Ferran Torres came on and did nothing. Bringing Busquets on somehow made everything worse and the team had no match control whatsoever, quite the opposite effect of what was supposed to happen. There are a few reasons for that, mostly related to the above point about not having anywhere to put the ball, but also because he is greatly diminished. It used to be that he was only diminished without the ball at his feet, but no longer.

This period allowed Espanyol to grow into the match, and as Barça flailed, trying to find something that might work, that was when the Lahoz show began, so everything was effectively over. That man even gave ME a yellow card. He was sent home from the World Cup straight to La Liga, where he is in his pomp as part of a bastion of officiating incompetence that should spark shame, if the league had any.
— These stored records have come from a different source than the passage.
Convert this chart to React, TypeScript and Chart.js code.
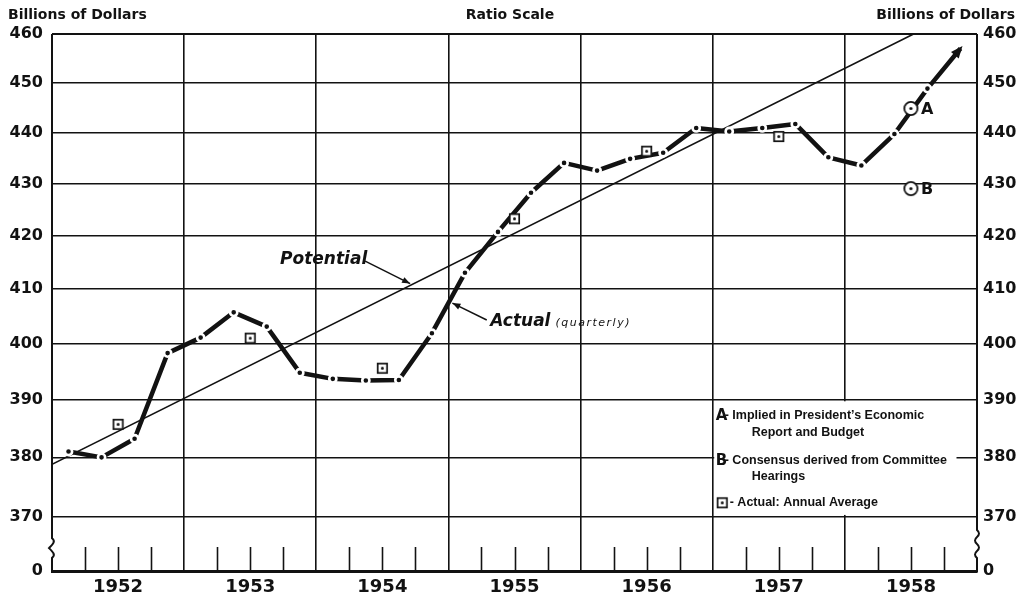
import React, { useEffect, useRef } from 'react';
import { Chart, registerables } from 'chart.js';

Chart.register(...registerables);

// ---------- data ----------
const years = ['1952', '1953', '1954', '1955', '1956', '1957', '1958'];
const startYear = 1952;
const endYear = 1959;

// GNP, actual, quarterly (billions of dollars), 1952 Q1 .. 1958 Q4
const actualQuarterly = [
  381.0, 380.0, 383.2, 398.3,
  401.1, 405.7, 403.1, 394.8,
  393.7, 393.4, 393.5, 401.9,
  413.0, 420.7, 428.2, 434.0,
  432.5, 434.8, 436.0, 440.9,
  440.2, 440.9, 441.7, 435.1,
  433.5, 439.7, 448.8, 457.0,
];

// Actual: annual average, 1952 .. 1957
const annualYears = ['1952', '1953', '1954', '1955', '1956', '1957'];
const annualAverage = [385.7, 401.0, 395.6, 423.2, 436.3, 439.2];

// 1958 estimates
const targetLabels = ['A', 'B'];
const targetValues = [444.8, 429.0];
const targetYear = '1958';

// Potential (straight on the ratio scale)
const potentialYears = [1952.0, 1958.52];
const potentialValues = [378.8, 460.0];

// axis
const yTickValues = [370, 380, 390, 400, 410, 420, 430, 440, 450, 460];
const yBreakValue = 361; // bottom of the broken ratio axis, labelled "0"
const yBreakLabel = '0';
const yMax = 460;

const legendLines = [
  { key: 'A', text: '- Implied in President\u2019s Economic' },
  { key: '', text: 'Report and Budget' },
  { key: 'B', text: '- Consensus derived from Committee' },
  { key: '', text: 'Hearings' },
  { key: 'box', text: '- Actual: Annual Average' },
];

// ---------- styles ----------
const INK = '#121212';
const FONT = '"DejaVu Sans", sans-serif';

function makeSquare(): HTMLCanvasElement {
  const c = document.createElement('canvas');
  c.width = 13;
  c.height = 13;
  const g = c.getContext('2d')!;
  g.fillStyle = '#fff';
  g.fillRect(1, 1, 11, 11);
  g.strokeStyle = INK;
  g.lineWidth = 1.7;
  g.strokeRect(1.8, 1.8, 9.4, 9.4);
  g.fillStyle = INK;
  g.beginPath();
  g.arc(6.5, 6.5, 1.5, 0, Math.PI * 2);
  g.fill();
  return c;
}

function makeCircle(): HTMLCanvasElement {
  const c = document.createElement('canvas');
  c.width = 17;
  c.height = 17;
  const g = c.getContext('2d')!;
  g.fillStyle = '#fff';
  g.beginPath();
  g.arc(8.5, 8.5, 6.6, 0, Math.PI * 2);
  g.fill();
  g.strokeStyle = INK;
  g.lineWidth = 1.8;
  g.stroke();
  g.fillStyle = INK;
  g.beginPath();
  g.arc(8.5, 8.5, 1.6, 0, Math.PI * 2);
  g.fill();
  return c;
}

function arrowHead(ctx: CanvasRenderingContext2D, fx: number, fy: number, tx: number, ty: number, len: number, half: number) {
  const a = Math.atan2(ty - fy, tx - fx);
  ctx.beginPath();
  ctx.moveTo(tx, ty);
  ctx.lineTo(tx - len * Math.cos(a) + half * Math.sin(a), ty - len * Math.sin(a) - half * Math.cos(a));
  ctx.lineTo(tx - len * Math.cos(a) - half * Math.sin(a), ty - len * Math.sin(a) + half * Math.cos(a));
  ctx.closePath();
  ctx.fill();
}

export default function App() {
  const ref = useRef<HTMLCanvasElement>(null);

  useEffect(() => {
    const squareImg = makeSquare();
    const circleImg = makeCircle();

    const quarterTicks: number[] = [];
    for (let v = startYear; v <= endYear + 1e-9; v += 0.25) quarterTicks.push(v);

    const actualData = actualQuarterly.map((v, i) => ({ x: startYear + (i + 0.5) / 4, y: v }));
    const annualData = annualAverage.map((v, i) => ({ x: Number(annualYears[i]) + 0.5, y: v }));
    const targetData = targetValues.map((v) => ({ x: Number(targetYear) + 0.5, y: v }));
    const potentialData = potentialValues.map((v, i) => ({ x: potentialYears[i], y: v }));

    const extras = {
      id: 'extras',
      beforeDatasetsDraw(chart: any) {
        const { ctx, chartArea: a, scales } = chart;
        const x = scales.x;
        const y = scales.y;
        ctx.save();
        ctx.strokeStyle = INK;
        ctx.lineCap = 'butt';

        // quarter ticks along the bottom
        ctx.lineWidth = 1.6;
        for (let yr = startYear; yr < endYear; yr++) {
          for (let q = 1; q <= 3; q++) {
            const px = Math.round(x.getPixelForValue(yr + q / 4)) + 0.5;
            ctx.beginPath();
            ctx.moveTo(px, a.bottom);
            ctx.lineTo(px, a.bottom - 24);
            ctx.stroke();
          }
        }

        // side axes with a break between 370 and 0
        const y370 = y.getPixelForValue(370);
        const span = a.bottom - y370;
        ctx.lineWidth = 2;
        // left: brace-like break
        {
          const L = a.left;
          const t = y370 + span * 0.4;
          const b = y370 + span * 0.76;
          const m = (t + b) / 2;
          ctx.beginPath();
          ctx.moveTo(L, a.top);
          ctx.lineTo(L, t);
          ctx.bezierCurveTo(L + 4, t + 3, L + 1, m - 4, L - 3, m);
          ctx.bezierCurveTo(L + 1, m + 4, L + 4, b - 3, L, b);
          ctx.lineTo(L, a.bottom + 1);
          ctx.stroke();
        }
        // right: wavy break
        {
          const R = a.right;
          const t = y370 + span * 0.25;
          const b = y370 + span * 0.76;
          const n = 4;
          const h = (b - t) / n;
          ctx.beginPath();
          ctx.moveTo(R, a.top);
          ctx.lineTo(R, t);
          for (let i = 0; i < n; i++) {
            const dir = i % 2 === 0 ? 4 : -4;
            ctx.quadraticCurveTo(R + dir, t + h * i + h / 2, R, t + h * (i + 1));
          }
          ctx.lineTo(R, a.bottom + 1);
          ctx.stroke();
        }

        // legend box (blank area between 390 and 370 from 1957 to right side)
        const bx = x.getPixelForValue(1957);
        const bt = y.getPixelForValue(390);
        const bb = y.getPixelForValue(370);
        ctx.fillStyle = '#fff';
        ctx.fillRect(bx + 1.5, bt + 1.5, a.right - 22 - bx, bb - bt - 3);

        const rows = [16, 33, 61, 77, 103];
        ctx.fillStyle = INK;
        ctx.textBaseline = 'middle';
        legendLines.forEach((ln, i) => {
          const ry = bt + rows[i];
          if (ln.key === 'A' || ln.key === 'B') {
            ctx.font = `bold 15px ${FONT}`;
            ctx.fillText(ln.key, bx + 3, ry);
            ctx.font = `bold 12.5px "Liberation Sans", Arial, sans-serif`;
            ctx.fillText(ln.text, bx + 12, ry);
          } else if (ln.key === 'box') {
            ctx.drawImage(squareImg, bx + 3, ry - 6.5);
            ctx.font = `bold 12.5px "Liberation Sans", Arial, sans-serif`;
            ctx.fillText(ln.text, bx + 17, ry);
          } else {
            ctx.font = `bold 12.5px "Liberation Sans", Arial, sans-serif`;
            ctx.fillText(ln.text, bx + 39, ry);
          }
        });
        ctx.restore();
      },
      afterDatasetsDraw(chart: any) {
        const { ctx, scales } = chart;
        const x = scales.x;
        const y = scales.y;
        ctx.save();
        ctx.fillStyle = INK;
        ctx.strokeStyle = INK;

        // arrowhead at end of actual line
        const meta = chart.getDatasetMeta(1);
        const pts = meta.data;
        const p1 = pts[pts.length - 2];
        const p2 = pts[pts.length - 1];
        arrowHead(ctx, p1.x, p1.y, p2.x + 2, p2.y - 2.5, 12, 5);

        // A / B letters
        ctx.font = `bold 16px ${FONT}`;
        ctx.textBaseline = 'middle';
        ctx.textAlign = 'left';
        targetValues.forEach((v, i) => {
          ctx.fillText(targetLabels[i], x.getPixelForValue(Number(targetYear) + 0.5) + 10, y.getPixelForValue(v) + 1);
        });

        // Potential annotation
        ctx.font = `italic bold 17px ${FONT}`;
        ctx.fillText('Potential', x.getPixelForValue(1953.726), y.getPixelForValue(415.5));
        ctx.lineWidth = 1.5;
        {
          const sx = x.getPixelForValue(1954.37), sy = y.getPixelForValue(415.2);
          const ex = x.getPixelForValue(1954.71), ey = y.getPixelForValue(411.0);
          ctx.beginPath();
          ctx.moveTo(sx, sy);
          ctx.lineTo(ex, ey);
          ctx.stroke();
          arrowHead(ctx, sx, sy, ex, ey, 8, 3.2);
        }

        // Actual annotation
        ctx.font = `italic bold 17px ${FONT}`;
        ctx.fillText('Actual', x.getPixelForValue(1955.316), y.getPixelForValue(404.0));
        ctx.font = `italic 11px ${FONT}`;
        (ctx as any).letterSpacing = '1.5px';
        ctx.fillText('(quarterly)', x.getPixelForValue(1955.81), y.getPixelForValue(404.0) + 2);
        (ctx as any).letterSpacing = '0px';
        {
          const sx = x.getPixelForValue(1955.29), sy = y.getPixelForValue(404.3);
          const ex = x.getPixelForValue(1955.03), ey = y.getPixelForValue(407.4);
          ctx.beginPath();
          ctx.moveTo(sx, sy);
          ctx.lineTo(ex, ey);
          ctx.stroke();
          arrowHead(ctx, sx, sy, ex, ey, 8, 3.2);
        }

        // header texts
        ctx.font = `bold 14px ${FONT}`;
        ctx.textAlign = 'left';
        ctx.fillText('Billions of Dollars', 8, 15);
        ctx.textAlign = 'center';
        ctx.fillText('Ratio Scale', 510, 15);
        ctx.textAlign = 'right';
        ctx.fillText('Billions of Dollars', 1015, 15);
        ctx.restore();
      },
    };

    const yTicksBuilder = (s: any) => {
      s.ticks = [yBreakValue, ...yTickValues].map((v) => ({ value: v }));
    };
    const yLabel = (v: any) => (v === yBreakValue ? yBreakLabel : String(v));
    const tickFont = { family: FONT, weight: 'bold' as const, size: 16 };

    const chart = new Chart(ref.current!, {
      type: 'line',
      data: {
        datasets: [
          {
            label: 'Potential',
            data: potentialData,
            borderColor: INK,
            borderWidth: 1.6,
            pointRadius: 0,
            order: 4,
          },
          {
            label: 'Actual (quarterly)',
            data: actualData,
            borderColor: INK,
            borderWidth: 4.5,
            pointRadius: (c: any) => (c.dataIndex === actualQuarterly.length - 1 ? 0 : 3.6),
            pointBackgroundColor: INK,
            pointBorderColor: '#fff',
            pointBorderWidth: 2.6,
            order: 3,
          },
          {
            label: 'Actual: Annual Average',
            data: annualData,
            showLine: false,
            pointStyle: squareImg as any,
            pointRadius: 6,
            order: 2,
          },
          {
            label: 'Estimates',
            data: targetData,
            showLine: false,
            pointStyle: circleImg as any,
            pointRadius: 7,
            order: 1,
          },
        ] as any,
      },
      options: {
        animation: false,
        responsive: false,
        maintainAspectRatio: false,
        layout: { padding: { top: 34, left: 0, right: 0, bottom: 0 } },
        plugins: { legend: { display: false }, tooltip: { enabled: false } },
        elements: { line: { tension: 0, borderCapStyle: 'butt', borderJoinStyle: 'round' } },
        scales: {
          x: {
            type: 'linear',
            position: 'bottom',
            min: startYear,
            max: endYear,
            afterBuildTicks: (s: any) => {
              s.ticks = quarterTicks.map((v) => ({ value: v }));
            },
            afterFit: (s: any) => {
              s.height = 30;
            },
            grid: {
              drawTicks: false,
              lineWidth: 1.6,
              color: (c: any) => {
                const v = c.tick ? c.tick.value : NaN;
                return Number.isInteger(v) && v > startYear && v < endYear ? INK : 'rgba(0,0,0,0)';
              },
            },
            border: { display: true, color: INK, width: 3 },
            ticks: {
              autoSkip: false,
              maxRotation: 0,
              padding: 6,
              color: INK,
              font: { family: FONT, weight: 'bold', size: 18 },
              callback: (v: any) => {
                const idx = years.indexOf(String(Number(v) - 0.5));
                return idx >= 0 && Number.isInteger(Number(v) - 0.5) ? years[idx] : '';
              },
            },
          },
          y: {
            type: 'logarithmic',
            position: 'left',
            min: yBreakValue,
            max: yMax,
            afterBuildTicks: yTicksBuilder,
            afterFit: (s: any) => {
              s.width = 52;
            },
            grid: {
              drawTicks: false,
              lineWidth: (c: any) => (c.tick && c.tick.value === yMax ? 2 : 1.6),
              color: (c: any) => (c.tick && c.tick.value === yBreakValue ? 'rgba(0,0,0,0)' : INK),
            },
            border: { display: false },
            ticks: { autoSkip: false, padding: 9, color: INK, font: tickFont, callback: yLabel },
          },
          y2: {
            type: 'logarithmic',
            position: 'right',
            min: yBreakValue,
            max: yMax,
            afterBuildTicks: yTicksBuilder,
            afterFit: (s: any) => {
              s.width = 41;
            },
            grid: { display: false, drawTicks: false },
            border: { display: false },
            ticks: { autoSkip: false, padding: 6, color: INK, font: tickFont, callback: yLabel },
          },
        },
      } as any,
      plugins: [extras],
    });
    return () => chart.destroy();
  }, []);

  return (
    <div style={{ position: 'fixed', left: 0, top: 0, width: 1018, height: 601, background: '#fff' }}>
      <canvas ref={ref} width={1018} height={601} style={{ display: 'block', width: 1018, height: 601 }} />
    </div>
  );
}
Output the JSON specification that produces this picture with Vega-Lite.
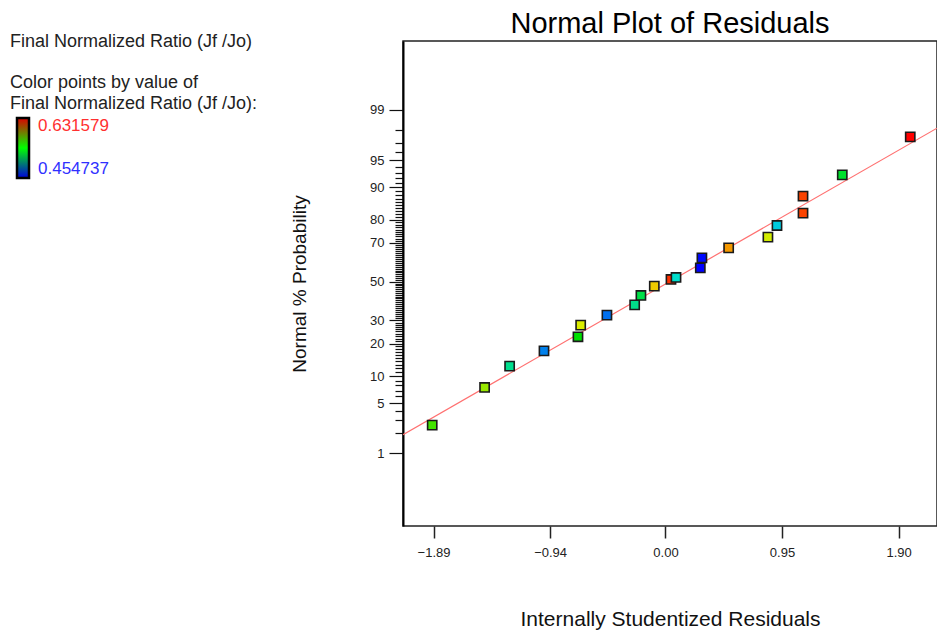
{
  "$schema": "https://vega.github.io/schema/vega-lite/v6.json",
  "width": 534,
  "height": 485,
  "autosize": {"type": "none"},
  "padding": {"left": 403, "top": 41, "right": 0, "bottom": 106},
  "background": "white",
  "config": {
    "font": "Liberation Sans",
    "view": {"stroke": "#222222", "strokeWidth": 1.5}
  },
  "title": {
    "text": "Normal Plot of Residuals",
    "font": "Liberation Sans",
    "fontSize": 29,
    "fontWeight": "normal",
    "color": "#000000",
    "anchor": "middle",
    "offset": -6
  },
  "datasets": {
    "residuals": [
      {"residual": -1.901, "normalScore": -1.943, "ratio": 0.5556},
      {"residual": -1.474, "normalScore": -1.433, "ratio": 0.5714},
      {"residual": -1.270, "normalScore": -1.144, "ratio": 0.5149},
      {"residual": -0.990, "normalScore": -0.937, "ratio": 0.4804},
      {"residual": -0.713, "normalScore": -0.747, "ratio": 0.5432},
      {"residual": -0.691, "normalScore": -0.589, "ratio": 0.5838},
      {"residual": -0.477, "normalScore": -0.454, "ratio": 0.4772},
      {"residual": -0.251, "normalScore": -0.314, "ratio": 0.5157},
      {"residual": -0.200, "normalScore": -0.187, "ratio": 0.5290},
      {"residual": -0.091, "normalScore": -0.061, "ratio": 0.5936},
      {"residual": 0.045, "normalScore": 0.030, "ratio": 0.6227},
      {"residual": 0.086, "normalScore": 0.057, "ratio": 0.5025},
      {"residual": 0.284, "normalScore": 0.187, "ratio": 0.4547},
      {"residual": 0.297, "normalScore": 0.322, "ratio": 0.4565},
      {"residual": 0.515, "normalScore": 0.458, "ratio": 0.6033},
      {"residual": 0.835, "normalScore": 0.603, "ratio": 0.5821},
      {"residual": 0.909, "normalScore": 0.761, "ratio": 0.4954},
      {"residual": 1.121, "normalScore": 0.928, "ratio": 0.6192},
      {"residual": 1.121, "normalScore": 1.158, "ratio": 0.6192},
      {"residual": 1.441, "normalScore": 1.446, "ratio": 0.5343},
      {"residual": 1.995, "normalScore": 1.961, "ratio": 0.6316}
    ],
    "fitLine": [
      {"residual": -2.139, "normalScore": -2.072},
      {"residual": 2.213, "normalScore": 2.079}
    ]
  },
  "encoding": {
    "x": {
      "field": "residual",
      "type": "quantitative",
      "scale": {"domain": [-2.139, 2.213], "nice": false, "zero": false},
      "axis": {
        "values": [-1.89, -0.94, 0, 0.95, 1.9],
        "format": ".2f",
        "grid": false,
        "domain": false,
        "tickSize": 12,
        "tickWidth": 1.5,
        "tickColor": "#222222",
        "labelFont": "Liberation Sans",
        "labelFontSize": 13,
        "labelColor": "#222222",
        "labelPadding": 8,
        "labelFlush": false,
        "title": "Internally Studentized Residuals",
        "titleFont": "Liberation Sans",
        "titleFontSize": 21,
        "titleFontWeight": "normal",
        "titleColor": "#111111",
        "titlePadding": 49
      }
    },
    "y": {
      "field": "normalScore",
      "type": "quantitative",
      "scale": {"domain": [-3.31, 3.26], "nice": false, "zero": false},
      "axis": {
        "values": [-2.3263, -2.0537, -1.8808, -1.7507, -1.6449, -1.5548, -1.4758, -1.4051, -1.3408, -1.2816, -1.2265, -1.175, -1.1264, -1.0803, -1.0364, -0.9945, -0.9542, -0.9154, -0.8779, -0.8416, -0.8064, -0.7722, -0.7388, -0.7063, -0.6745, -0.6433, -0.6128, -0.5828, -0.5534, -0.5244, -0.4959, -0.4677, -0.4399, -0.4125, -0.3853, -0.3585, -0.3319, -0.3055, -0.2793, -0.2533, -0.2275, -0.2019, -0.1764, -0.151, -0.1257, -0.1004, -0.0753, -0.0502, -0.0251, 0, 0.0251, 0.0502, 0.0753, 0.1004, 0.1257, 0.151, 0.1764, 0.2019, 0.2275, 0.2533, 0.2793, 0.3055, 0.3319, 0.3585, 0.3853, 0.4125, 0.4399, 0.4677, 0.4959, 0.5244, 0.5534, 0.5828, 0.6128, 0.6433, 0.6745, 0.7063, 0.7388, 0.7722, 0.8064, 0.8416, 0.8779, 0.9154, 0.9542, 0.9945, 1.0364, 1.0803, 1.1264, 1.175, 1.2265, 1.2816, 1.3408, 1.4051, 1.4758, 1.5548, 1.6449, 1.7507, 1.8808, 2.0537, 2.3263],
        "labelExpr": "indexof([1,5,10,20,30,50,70,80,90,95,99], round(cumulativeNormal(datum.value)*100)) >= 0 ? '' + round(cumulativeNormal(datum.value)*100) : ''",
        "labelOverlap": false,
        "labelFlush": false,
        "grid": false,
        "domain": true,
        "domainColor": "#000000",
        "domainWidth": 2,
        "tickSize": {"condition": {"test": "indexof([1,5,10,20,30,50,70,80,90,95,99], round(cumulativeNormal(datum.value)*100)) >= 0", "value": 14}, "value": 8},
        "tickWidth": 1.2,
        "tickColor": "#111111",
        "labelFont": "Liberation Sans",
        "labelFontSize": 13,
        "labelColor": "#222222",
        "labelPadding": 5,
        "title": "Normal % Probability",
        "titleFont": "Liberation Sans",
        "titleFontSize": 19,
        "titleFontWeight": "normal",
        "titleColor": "#111111",
        "titlePadding": 60
      }
    }
  },
  "layer": [
    {
      "data": {"name": "fitLine"},
      "mark": {"type": "line", "color": "#ff7070", "strokeWidth": 1.2, "clip": true}
    },
    {
      "data": {"name": "residuals"},
      "mark": {"type": "square", "size": 85, "filled": true, "opacity": 1, "stroke": "#1a1a1a", "strokeWidth": 1.6},
      "encoding": {
        "color": {
          "field": "ratio",
          "type": "quantitative",
          "scale": {
            "domain": [0.454737, 0.498948, 0.543158, 0.587369, 0.631579],
            "range": ["#0000ff", "#00dddd", "#00e000", "#eeee00", "#ff0000"],
            "interpolate": "rgb"
          },
          "legend": {
            "orient": "none",
            "legendX": -393,
            "legendY": -8,
            "direction": "vertical",
            "title": ["Final Normalized Ratio (Jf /Jo)", "\u200b", "Color points by value of", "Final Normalized Ratio (Jf /Jo):"],
            "titleFont": "Liberation Sans",
            "titleFontSize": 18,
            "titleFontWeight": "normal",
            "titleColor": "#222222",
            "titleLineHeight": 20.5,
            "titlePadding": 5.5,
            "titleLimit": 400,
            "gradientLength": 60,
            "gradientThickness": 12,
            "gradientStrokeColor": "#000000",
            "gradientStrokeWidth": 2.5,
            "values": [0.454737, 0.631579],
            "format": ".6f",
            "labelFont": "Liberation Sans",
            "labelFontSize": 17,
            "labelOffset": 16,
            "labelOverlap": false,
            "encoding": {
              "gradient": {
                "x": {"value": 7},
                "fill": {"value": {"gradient": "linear", "x1": 0, "y1": 0, "x2": 0, "y2": 1, "stops": [{"offset": 0, "color": "#dd0000"}, {"offset": 0.5, "color": "#00ff00"}, {"offset": 1, "color": "#0000dd"}]}}
              },
              "labels": {
                "fill": {"condition": {"test": "datum.value > 0.5", "value": "#ff3030"}, "value": "#3030ff"}
              }
            }
          }
        }
      }
    }
  ]
}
The mistake would be to blame Lahoz for the draw. Barça needs consistent players who can perform reliably at a high level. It doesn’t have enough of them to be able to do anything. Barça also needs a system of playing that doesn’t look like a lugubrious fire drill. The team is deficient in talent, but also has a manager who is learning on the job, and not learning quickly enough, to my tastes.

There is also an absence of leadership, evinced by the fact that Jordi Alba got tossed for talking too much. As a veteran of the league and many a Lahoz match, he has to understand by now how to act around that man when he’s in a mood. But apparently not. The circus took everybody out of a game that they barely had even before it started raining yellows and reds.

Stack all that up and you get a draw against Espanyol, and an ugly one at that. They celebrated their goal, and their point, like they had won the Champions League. That’s derby life. And the players commiserated after the match, almost certainly about that firestarter with the build of a grasshopper. And people will talk about it, because it’s Lahoz. He lives to be talked about.

And when all of that is said and done, Barça is still a psychologically fragile team that isn’t good enough for the topmost levels of the game, and will be lucky if it survives its Europa League date with Manchester United.